CDF forester Mike McCay realizes that there’s unfairness in the way some of these cases are handled. And he gets around the County woods and ranch land enough to know what’s going on with the land and the creeks.

“We still have a lot of loggers who are nonchalant about the THP requirements,” says McCay. “If it says in the THP that soil is supposed to be hauled away and it’s pushed over the side, where it can surely go in the stream, and it would have gone into the stream, then we have to do something. After all, people complain about us not doing enough.”

“But when you look around the woods now,” added McCay, “you see a lot of damaged watercourses out there — buried streambeds, trees skidded down them, no shade… And those streams still haven’t recovered.

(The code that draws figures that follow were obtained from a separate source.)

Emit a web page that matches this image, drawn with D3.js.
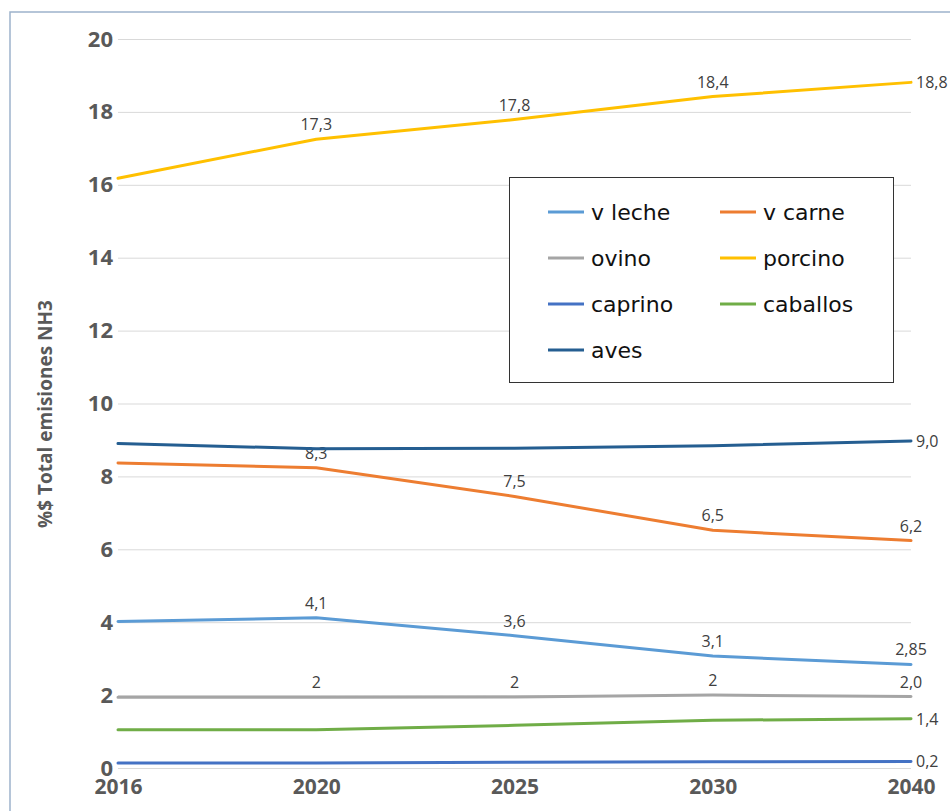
<!DOCTYPE html>
<html>
<head>
<meta charset="utf-8">
<script src="https://cdn.jsdelivr.net/npm/d3@7"></script>
<style>
  body { margin: 0; background: #fff; }
  svg { display: block; }
</style>
</head>
<body>
<div id="chart"></div>
<script>
// categories and series
const years = ["2016", "2020", "2025", "2030", "2040"];
const yTicks = [0, 2, 4, 6, 8, 10, 12, 14, 16, 18, 20];

const vLeche   = [4.02, 4.12, 3.63, 3.07, 2.84];
const vCarne   = [8.37, 8.24, 7.45, 6.52, 6.24];
const ovino    = [1.94, 1.94, 1.95, 2.0, 1.96];
const porcino  = [16.18, 17.25, 17.79, 18.42, 18.81];
const caprino  = [0.14, 0.14, 0.16, 0.17, 0.18];
const caballos = [1.05, 1.05, 1.17, 1.31, 1.35];
const aves     = [8.9, 8.76, 8.77, 8.84, 8.97];

// data labels shown on the chart (null = none)
const lblLeche    = [null, "4,1", "3,6", "3,1", "2,85"];
const lblCarne    = [null, "8,3", "7,5", "6,5", "6,2"];
const lblOvino    = [null, "2", "2", "2", "2,0"];
const lblPorcino  = [null, "17,3", "17,8", "18,4", "18,8"];
const lblCaprino  = [null, null, null, null, "0,2"];
const lblCaballos = [null, null, null, null, "1,4"];
const lblAves     = [null, null, null, null, "9,0"];

const series = [
  { name: "v leche",  values: vLeche,   labels: lblLeche,    color: "#5b9bd5", right: false },
  { name: "v carne",  values: vCarne,   labels: lblCarne,    color: "#ed7d31", right: false },
  { name: "ovino",    values: ovino,    labels: lblOvino,    color: "#a5a5a5", right: false },
  { name: "porcino",  values: porcino,  labels: lblPorcino,  color: "#ffc000", right: false },
  { name: "caprino",  values: caprino,  labels: lblCaprino,  color: "#4472c4", right: true },
  { name: "caballos", values: caballos, labels: lblCaballos, color: "#70ad47", right: true },
  { name: "aves",     values: aves,     labels: lblAves,     color: "#255e91", right: true }
];

const width = 950, height = 811;
const margin = { left: 118, right: 39, top: 39, bottom: 43 };

const svg = d3.select("#chart").append("svg")
    .attr("width", width)
    .attr("height", height);

// outer chart frame
svg.append("rect")
    .attr("x", 10).attr("y", 12)
    .attr("width", 960).attr("height", 820)
    .attr("fill", "none")
    .attr("stroke", "#9db3cb")
    .attr("stroke-width", 1.5);

const x = d3.scalePoint()
    .domain(years)
    .range([margin.left, width - margin.right]);

const y = d3.scaleLinear()
    .domain([0, 20])
    .range([height - margin.bottom, margin.top]);

// gridlines
svg.append("g")
    .selectAll("line")
    .data(yTicks)
    .join("line")
    .attr("x1", margin.left)
    .attr("x2", width - margin.right)
    .attr("y1", d => y(d) + 0.5)
    .attr("y2", d => y(d) + 0.5)
    .attr("stroke", "#d9d9d9")
    .attr("stroke-width", 1);

// y axis
const yAxis = svg.append("g")
    .attr("transform", `translate(${margin.left},0)`)
    .call(d3.axisLeft(y).tickValues(yTicks).tickSize(0).tickPadding(5));
yAxis.select(".domain").remove();
yAxis.selectAll("text")
    .attr("fill", "#595959")
    .style("font-family", "'Open Sans', sans-serif")
    .style("font-weight", "bold")
    .style("font-size", "22px");

// x axis
const xAxis = svg.append("g")
    .attr("transform", `translate(0,${height - margin.bottom})`)
    .call(d3.axisBottom(x).tickSize(0).tickPadding(11));
xAxis.select(".domain").remove();
xAxis.selectAll("text")
    .attr("fill", "#595959")
    .style("font-family", "'Open Sans', sans-serif")
    .style("font-weight", "bold")
    .style("font-size", "21px");

// y axis title
svg.append("text")
    .attr("transform", "translate(52,414) rotate(-90)")
    .attr("text-anchor", "middle")
    .attr("fill", "#595959")
    .style("font-family", "'Open Sans', sans-serif")
    .style("font-weight", "bold")
    .style("font-size", "19px")
    .text("%$ Total emisiones NH3");

// data labels (drawn under the lines)
const labelG = svg.append("g")
    .style("font-family", "'Open Sans', sans-serif")
    .style("font-size", "16px")
    .attr("fill", "#404040");

series.forEach(s => {
  s.labels.forEach((t, i) => {
    if (t === null) return;
    const px = x(years[i]), py = y(s.values[i]);
    const isLast = i === years.length - 1;
    if (isLast && (s.right || s.name === "porcino")) {
      labelG.append("text")
          .attr("x", px + 5)
          .attr("y", py + 6)
          .attr("text-anchor", "start")
          .text(t);
    } else {
      labelG.append("text")
          .attr("x", px)
          .attr("y", py - 9)
          .attr("text-anchor", "middle")
          .text(t);
    }
  });
});

// lines
const line = d3.line()
    .x((d, i) => x(years[i]))
    .y(d => y(d));

svg.append("g")
    .selectAll("path")
    .data(series)
    .join("path")
    .attr("d", d => line(d.values))
    .attr("fill", "none")
    .attr("stroke", d => d.color)
    .attr("stroke-width", 3)
    .attr("stroke-linejoin", "round")
    .attr("stroke-linecap", "round");

// legend
const legend = svg.append("g");
legend.append("rect")
    .attr("x", 509.5).attr("y", 177.5)
    .attr("width", 384).attr("height", 205)
    .attr("fill", "#fff")
    .attr("stroke", "#333")
    .attr("stroke-width", 1);

const colX = [548, 720];
const rowY = [212, 258, 304, 350];

series.forEach((s, i) => {
  const cx = colX[i % 2], cy = rowY[Math.floor(i / 2)];
  legend.append("line")
      .attr("x1", cx).attr("x2", cx + 36)
      .attr("y1", cy).attr("y2", cy)
      .attr("stroke", s.color)
      .attr("stroke-width", 3);
  legend.append("text")
      .attr("x", cx + 43)
      .attr("y", cy)
      .attr("dy", "0.35em")
      .attr("fill", "#111")
      .style("font-family", "'DejaVu Sans', sans-serif")
      .style("font-size", "22px")
      .text(s.name);
});
</script>
</body>
</html>
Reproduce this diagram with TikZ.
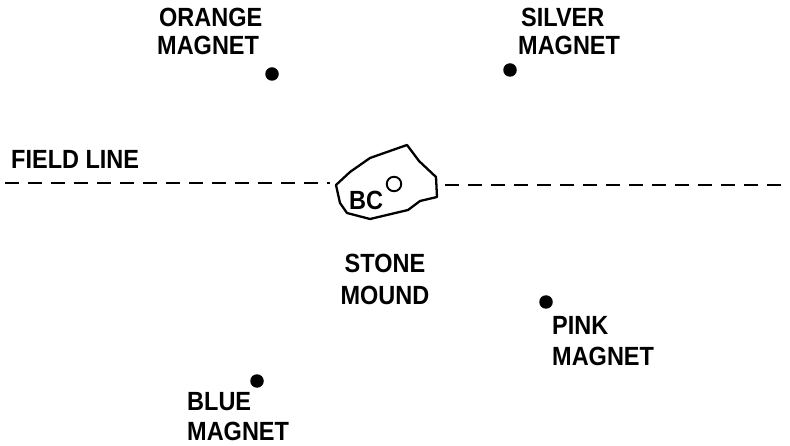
\documentclass[tikz,border=0pt]{standalone}
\usepackage{fontspec}
\setmainfont{Liberation Sans}
\newcommand{\tallt}[1]{\scalebox{1}[1.12]{#1}}
\begin{document}
\begin{tikzpicture}[x=1pt,y=-1pt,
  lbl/.style={font=\bfseries\fontsize{23.5}{23.5}\selectfont, inner sep=0pt, anchor=base west},
  lblc/.style={font=\bfseries\fontsize{23.5}{23.5}\selectfont, inner sep=0pt, anchor=base},
  magdot/.style={circle, fill=black, inner sep=0pt, minimum size=13.5pt},
  fieldline/.style={line width=2.2pt, dash pattern=on 14pt off 9pt},
  outline/.style={line width=2.3pt, line join=round}]
\useasboundingbox (0,0) rectangle (790,446);
% labels
\node[lbl] (or1) at (159,27) {\tallt{ORANGE}};
\node[lbl] (or2) at (157,55) {\tallt{MAGNET}};
\node[magdot] (ordot) at (272,74) {};
\node[lbl] (si1) at (521,27) {\tallt{SILVER}};
\node[lbl] (si2) at (518,55) {\tallt{MAGNET}};
\node[magdot] (sidot) at (510,70) {};
\node[lbl] (fl) at (11,169) {\tallt{FIELD LINE}};
\node[lblc] (st1) at (385,273) {\tallt{STONE}};
\node[lblc] (st2) at (385,305) {\tallt{MOUND}};
\node[magdot] (pidot) at (546,302) {};
\node[lbl] (pi1) at (552,335) {\tallt{PINK}};
\node[lbl] (pi2) at (552,366) {\tallt{MAGNET}};
\node[magdot] (bldot) at (257,381) {};
\node[lbl] (bl1) at (187,410) {\tallt{BLUE}};
\node[lbl] (bl2) at (187,440) {\tallt{MAGNET}};
% stone mound
\draw[outline] (336,185) -- (350,172) -- (370,158) -- (387,152) -- (407,145)
  -- (419,161) -- (436,177) -- (437,197) -- (420,201) -- (408,210)
  -- (370,219) -- (347,213) -- (340,203) -- cycle;
\node[lblc] (bc) at (366,210) {\tallt{BC}};
\node[circle, draw, line width=1.9pt, minimum size=14.5pt, inner sep=0pt] (hole) at (394,184) {};
% field line
\coordinate (fa) at (5,183);
\coordinate (fb) at (330,183);
\coordinate (fc) at (445,185);
\coordinate (fd) at (786,185);
\draw[fieldline] (fa) -- (fb);
\draw[fieldline] (fc) -- (fd);
\end{tikzpicture}
\end{document}
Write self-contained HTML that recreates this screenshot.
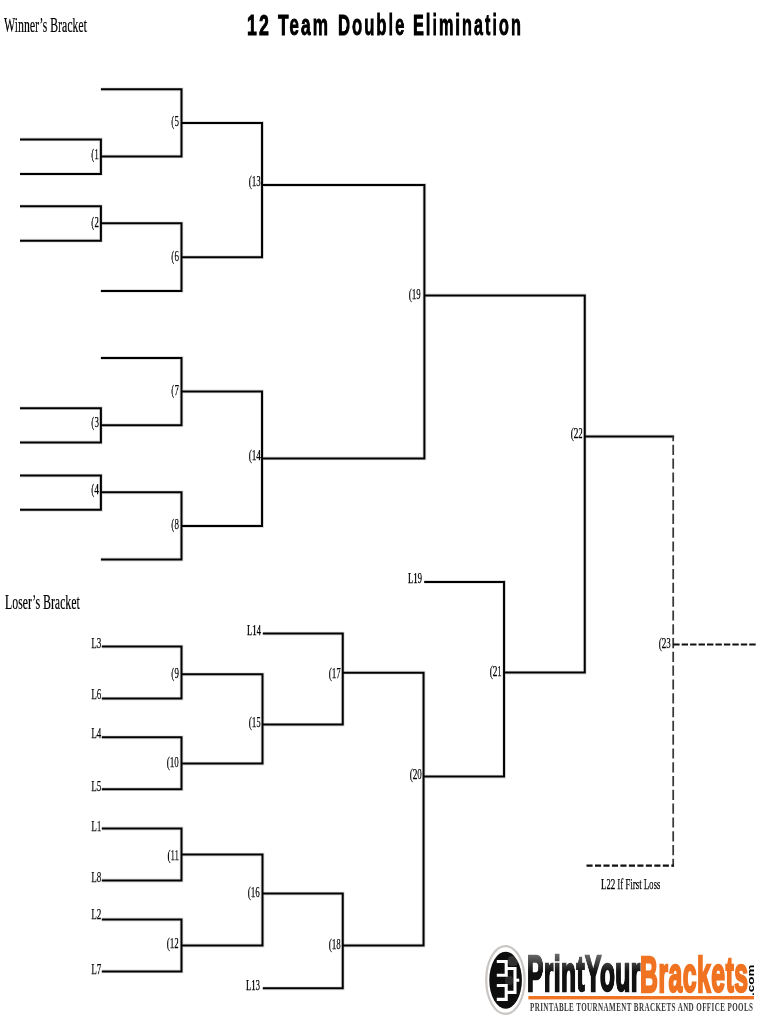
<!DOCTYPE html>
<html><head><meta charset="utf-8"><style>
html,body{margin:0;padding:0;background:#fff;}
.lb,.hd,.title,.lg{will-change:transform;}
body{width:770px;height:1024px;position:relative;overflow:hidden;}
.lb{position:absolute;font-family:"Liberation Serif",serif;font-size:15.5px;line-height:16px;color:#000;-webkit-text-stroke:0.25px #000;transform:scaleX(0.6);transform-origin:right center;white-space:nowrap;}
.hd{position:absolute;font-family:"Liberation Serif",serif;font-size:20px;line-height:22px;color:#000;-webkit-text-stroke:0.2px #000;transform:scaleX(0.59);transform-origin:left top;white-space:nowrap;}
.title{position:absolute;left:246.6px;top:8.2px;font-family:"Liberation Sans",sans-serif;font-weight:bold;font-size:30.4px;line-height:33px;letter-spacing:3.6px;-webkit-text-stroke:0.9px #000;color:#000;transform:scaleX(0.57);transform-origin:left top;white-space:nowrap;}
svg{position:absolute;left:0;top:0;}
.lg{position:absolute;font-family:'Liberation Sans',sans-serif;font-weight:bold;font-size:49.5px;line-height:55px;letter-spacing:1px;-webkit-text-stroke:2.5px currentColor;transform-origin:left top;white-space:nowrap;}
</style></head><body>
<div class="hd" style="left:4.4px;top:13.5px">Winner’s Bracket</div>
<div class="hd" style="left:4.8px;top:591px">Loser’s Bracket</div>
<div class="title" style="left:246.85px;transform:scaleX(0.585)">12</div><div class="title" style="left:278px;transform:scaleX(0.567)">Team</div><div class="title" style="left:338.15px;transform:scaleX(0.5483)">Double</div><div class="title" style="left:412.5px;transform:scaleX(0.5399)">Elimination</div>
<svg width="770" height="1024" viewBox="0 0 770 1024">
<g fill="none" stroke="#dedede" stroke-width="3.8" stroke-linejoin="miter" stroke-linecap="butt">
<path d="M20.0 139.45H100.9V173.9H20.0"/>
<path d="M20.0 206.3H100.9V240.7H20.0"/>
<path d="M20.0 408.2H100.9V442.4H20.0"/>
<path d="M20.0 475.6H100.9V509.8H20.0"/>
<path d="M100.9 89.3H181.5V156.4H100.9"/>
<path d="M100.9 223.3H181.5V290.9H100.9"/>
<path d="M100.9 358.0H181.5V425.2H100.9"/>
<path d="M100.9 492.3H181.5V559.5H100.9"/>
<path d="M181.5 122.9H262.05V257.2H181.5"/>
<path d="M181.5 391.4H262.05V526.0H181.5"/>
<path d="M262.05 185.0H424.4V458.4H262.05"/>
<path d="M424.4 295.45H584.75V672.6H504.05"/>
<path d="M584.75 436.5H674.1"/>
<path d="M101.80000000000001 646.6H181.5V698.6H101.80000000000001"/>
<path d="M101.80000000000001 737.3H181.5V789.2H101.80000000000001"/>
<path d="M181.5 674.3H262.5V763.6H181.5"/>
<path d="M262.8 633.6H342.75V724.6H262.5"/>
<path d="M101.80000000000001 828.5H181.5V880.5H101.80000000000001"/>
<path d="M101.80000000000001 919.5H181.5V971.4H101.80000000000001"/>
<path d="M181.5 854.6H262.5V945.5H181.5"/>
<path d="M262.8 988.3H342.75V893.6H262.5"/>
<path d="M342.75 945.5H423.55V672.7H342.75"/>
<path d="M424.2 581.9H504.05V776.6H423.55"/>
</g>
<g fill="none" stroke="#000" stroke-width="2.0" stroke-linejoin="miter" stroke-linecap="butt">
<path d="M20.0 139.45H100.9V173.9H20.0"/>
<path d="M20.0 206.3H100.9V240.7H20.0"/>
<path d="M20.0 408.2H100.9V442.4H20.0"/>
<path d="M20.0 475.6H100.9V509.8H20.0"/>
<path d="M100.9 89.3H181.5V156.4H100.9"/>
<path d="M100.9 223.3H181.5V290.9H100.9"/>
<path d="M100.9 358.0H181.5V425.2H100.9"/>
<path d="M100.9 492.3H181.5V559.5H100.9"/>
<path d="M181.5 122.9H262.05V257.2H181.5"/>
<path d="M181.5 391.4H262.05V526.0H181.5"/>
<path d="M262.05 185.0H424.4V458.4H262.05"/>
<path d="M424.4 295.45H584.75V672.6H504.05"/>
<path d="M584.75 436.5H674.1"/>
<path d="M101.80000000000001 646.6H181.5V698.6H101.80000000000001"/>
<path d="M101.80000000000001 737.3H181.5V789.2H101.80000000000001"/>
<path d="M181.5 674.3H262.5V763.6H181.5"/>
<path d="M262.8 633.6H342.75V724.6H262.5"/>
<path d="M101.80000000000001 828.5H181.5V880.5H101.80000000000001"/>
<path d="M101.80000000000001 919.5H181.5V971.4H101.80000000000001"/>
<path d="M181.5 854.6H262.5V945.5H181.5"/>
<path d="M262.8 988.3H342.75V893.6H262.5"/>
<path d="M342.75 945.5H423.55V672.7H342.75"/>
<path d="M424.2 581.9H504.05V776.6H423.55"/>
</g>
<path d="M673.2 436.5V866.6" fill="none" stroke="#383838" stroke-width="1.75" stroke-dasharray="10.2 3.6" stroke-dashoffset="5.5"/>
<path d="M586.5 865.6H674" fill="none" stroke="#111" stroke-width="2.1" stroke-dasharray="6.1 2.38"/>
<path d="M673.2 644.5H756" fill="none" stroke="#111" stroke-width="2.1" stroke-dasharray="6.4 2.05"/>
</svg>
<div class="lb" style="right:590.96px;top:113.20px;transform:scaleX(0.6)">(5</div>
<div class="lb" style="right:670.67px;top:145.94px;transform:scaleX(0.6)">(1</div>
<div class="lb" style="right:509.40px;top:173.12px;transform:scaleX(0.575)">(13</div>
<div class="lb" style="right:670.66px;top:214.28px;transform:scaleX(0.6)">(2</div>
<div class="lb" style="right:590.89px;top:247.61px;transform:scaleX(0.6)">(6</div>
<div class="lb" style="right:348.85px;top:285.89px;transform:scaleX(0.575)">(19</div>
<div class="lb" style="right:591.21px;top:381.80px;transform:scaleX(0.6)">(7</div>
<div class="lb" style="right:671.22px;top:414.20px;transform:scaleX(0.6)">(3</div>
<div class="lb" style="right:509.76px;top:447.23px;transform:scaleX(0.575)">(14</div>
<div class="lb" style="right:671.47px;top:481.33px;transform:scaleX(0.6)">(4</div>
<div class="lb" style="right:591.29px;top:515.66px;transform:scaleX(0.6)">(8</div>
<div class="lb" style="right:187.30px;top:425.23px;transform:scaleX(0.575)">(22</div>
<div class="lb" style="right:99.80px;top:634.76px;transform:scaleX(0.575)">(23</div>
<div class="lb" style="right:591.32px;top:664.58px;transform:scaleX(0.6)">(9</div>
<div class="lb" style="right:509.78px;top:713.84px;transform:scaleX(0.575)">(15</div>
<div class="lb" style="right:429.53px;top:664.80px;transform:scaleX(0.575)">(17</div>
<div class="lb" style="right:591.10px;top:754.11px;transform:scaleX(0.575)">(10</div>
<div class="lb" style="right:348.51px;top:766.36px;transform:scaleX(0.575)">(20</div>
<div class="lb" style="right:268.40px;top:662.57px;transform:scaleX(0.575)">(21</div>
<div class="lb" style="right:590.66px;top:846.87px;transform:scaleX(0.575)">(11</div>
<div class="lb" style="right:510.10px;top:884.32px;transform:scaleX(0.575)">(16</div>
<div class="lb" style="right:590.89px;top:934.97px;transform:scaleX(0.575)">(12</div>
<div class="lb" style="right:429.84px;top:935.69px;transform:scaleX(0.575)">(18</div>
<div class="lb" style="right:669.16px;top:634.76px;transform:scaleX(0.57)">L3</div>
<div class="lb" style="right:669.10px;top:685.56px;transform:scaleX(0.57)">L6</div>
<div class="lb" style="right:669.08px;top:725.30px;transform:scaleX(0.57)">L4</div>
<div class="lb" style="right:668.97px;top:778.27px;transform:scaleX(0.57)">L5</div>
<div class="lb" style="right:509.31px;top:622.39px;transform:scaleX(0.56)">L14</div>
<div class="lb" style="right:347.62px;top:570.45px;transform:scaleX(0.56)">L19</div>
<div class="lb" style="right:669.09px;top:818.32px;transform:scaleX(0.57)">L1</div>
<div class="lb" style="right:668.80px;top:868.71px;transform:scaleX(0.57)">L8</div>
<div class="lb" style="right:668.55px;top:906.40px;transform:scaleX(0.57)">L2</div>
<div class="lb" style="right:668.73px;top:960.80px;transform:scaleX(0.57)">L7</div>
<div class="lb" style="right:510.06px;top:977.08px;transform:scaleX(0.56)">L13</div>
<div class="lb" style="left:600.6px;top:876.0px;transform-origin:left center;transform:scaleX(0.568)">L22 If First Loss</div>
<svg width="770" height="1024" viewBox="0 0 770 1024">
<ellipse cx="505.4" cy="980" rx="19.2" ry="33.9" fill="none" stroke="#c9c6c4" stroke-width="2.2"/>
<ellipse cx="505.6" cy="980.2" rx="16.3" ry="28.5" fill="#0d0d0d"/>
<g fill="none" stroke="#fff" stroke-width="3.1" stroke-linejoin="miter">
<path d="M496.8 961.5H506.2V975.2H496.8"/>
<path d="M506.2 968.5H515V992.4H506.2"/>
<path d="M515 980.2H519.2"/>
<path d="M496.8 985.5H506.2V999.4H496.8"/>
</g>
<rect x="528.4" y="996" width="225.6" height="3.4" fill="#f07322"/>
</svg>
<div class="lg" style="left:527.4px;top:946px;color:#111;transform:scaleX(0.493)">PrintYour</div>
<div class="lg" style="left:639.5px;top:947px;color:#f07322;transform:scaleX(0.5)">Brackets</div>
<div style="position:absolute;left:527px;top:952px;width:113px;height:20px;background:linear-gradient(to bottom,rgba(255,255,255,0.42) 0%,rgba(255,255,255,0.28) 35%,rgba(255,255,255,0.0) 100%)"></div>
<div style="position:absolute;left:508px;top:956px;width:10px;height:10px;border-radius:40%;background:rgba(255,255,255,0.15)"></div>
<div style="position:absolute;left:505px;top:976px;width:8px;height:9px;border-radius:40%;background:rgba(255,255,255,0.12)"></div>
<div style="position:absolute;left:745.5px;top:995.5px;font-family:'Liberation Sans',sans-serif;font-weight:bold;font-size:9.6px;line-height:10px;color:#000;transform:rotate(-90deg) scaleX(1.4);transform-origin:left top;white-space:nowrap">.com</div>
<div style="position:absolute;left:530.4px;top:1000.3px;font-family:'Liberation Serif',serif;font-weight:bold;font-size:12.2px;line-height:14px;letter-spacing:0.7px;color:#3a3a3a;transform:scaleX(0.578);transform-origin:left top;white-space:nowrap">PRINTABLE TOURNAMENT BRACKETS AND OFFICE POOLS</div>

</body></html>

And the ranchers and home-builders around here — grape growers included — they blade open their roads. They cross streams. They run around all over with heavy construction equipment and the topsoil washes down when the rains come and it’s an horrendous amount of damage. And there’s no regulation on farm land or residential land, not even a grading ordinance.”

“There should be better regulation of all the land owners,” added McCay, “not the just loggers.”